As games continued over the weekend, several players from the Carolina Panthers, Baltimore Ravens, Seattle Seahawks, Chicago Bears, Detroit Lions and Minnesota Vikings kneeled during the national anthem.
The Ravens and the Colts put out statements saying they were not protesting America – either its flag, anthem or military – as had been the major criticism of kneeling during the anthem.
Other teams didn’t take to the field until both songs were over, with the Jaguars saying in a statement they would stay in the locker room to raise awareness of racial injustice.
“We understand that not everyone will agree with our position and demonstration, however, we hope that all will seek to understand the reason for it,” the statement read.
The Miami Dolphins, meanwhile, also stayed in the locker room but said it was to skip pressured attempts at unity, which only create further division.
“This attempt to unify only creates more divide. So we’ll skip this song and dance, and as a team, we’ll stay inside,” several players said in the video.
“We need changed hearts, not just a response to pressure. Enough. No more fluff and empty gestures. We need owners with influence and pockets bigger than ours to call up officials and flex political power.”
The Green Bay Packers, Cleveland Browns, Philadelphia Eagles, New York Jets, also stayed in their locker rooms.
The Minnesota Vikings left its “Gjallarhorn” silent in honour of George Floyd, who died while in police custody in Minnesota. About 10 of Floyd’s relatives, who were at the game in the upper concourse, were shown on the stadium video board.
In Atlanta, the Falcons and Seahawks wore armbands to honour civil rights leader John Lewis, and took a knee for 10 seconds after the opening kickoff.
The NFL formalized its social justice messaging with a season-long branding campaign, “It Takes All of Us”, launched on the league’s opening day, 10 September.
In its launch announcement, the NFL said the campaign leverages the scale and power of the league to unite the country during a critical time, and that they are committed to integrating causes like social justice throughout the season.
The ad uses the 2017 Hall of Fame induction speech of LaDainian Tomlinson, set to a song by Alicia Keys. NFL chief marketing officer Tim Ellis said the ad’s message, football is a microcosm of America, provides hope and unity as it showed players of all races, colours and creeds side by side.
The NBA’s fall in ratings following its embrace of social justice activism comes after a Harris poll found NBA ratings plunged because “the league has become too political”.
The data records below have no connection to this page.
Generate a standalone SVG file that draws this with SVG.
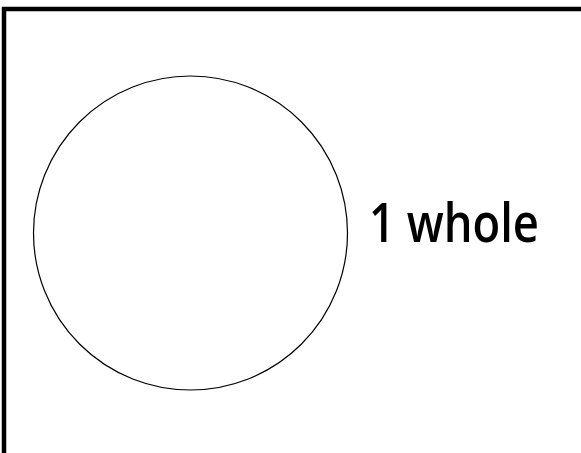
<svg xmlns="http://www.w3.org/2000/svg" width="581" height="453" viewBox="0 0 581 453">
<style>
.frame{fill:none;stroke:#000;stroke-width:4.5}
.shape{fill:#fff;stroke:#000;stroke-width:1.2}
.label{font-family:"Open Sans","DejaVu Sans",sans-serif;font-weight:600;font-size:55px;fill:#000}
</style>
<rect width="581" height="453" fill="#fff"/>
<rect class="frame" x="4" y="9" width="600" height="480"/>
<g id="circle"><circle class="shape" cx="190.5" cy="233" r="157"/></g>
<g id="label"><text class="label" x="369" y="242" textLength="170" lengthAdjust="spacingAndGlyphs">1 whole</text></g>
</svg>
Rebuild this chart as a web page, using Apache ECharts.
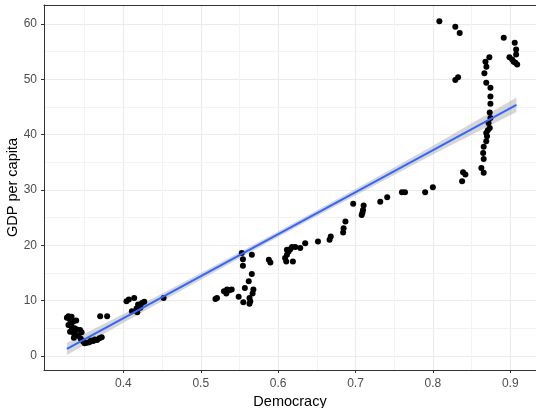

The poll found 38 per cent of sports fans watching fewer games blamed the increasing politics, followed by lack of audience in the stadiums (28 per cent), and the NBA’s association with China (19 per cent).
Donald Trump warned the NFL that the same thing would happen to its viewership if it injected politics like the NBA, which he has called a political organisation over its embrace of China, while remaining silent on the country’s human rights abuses.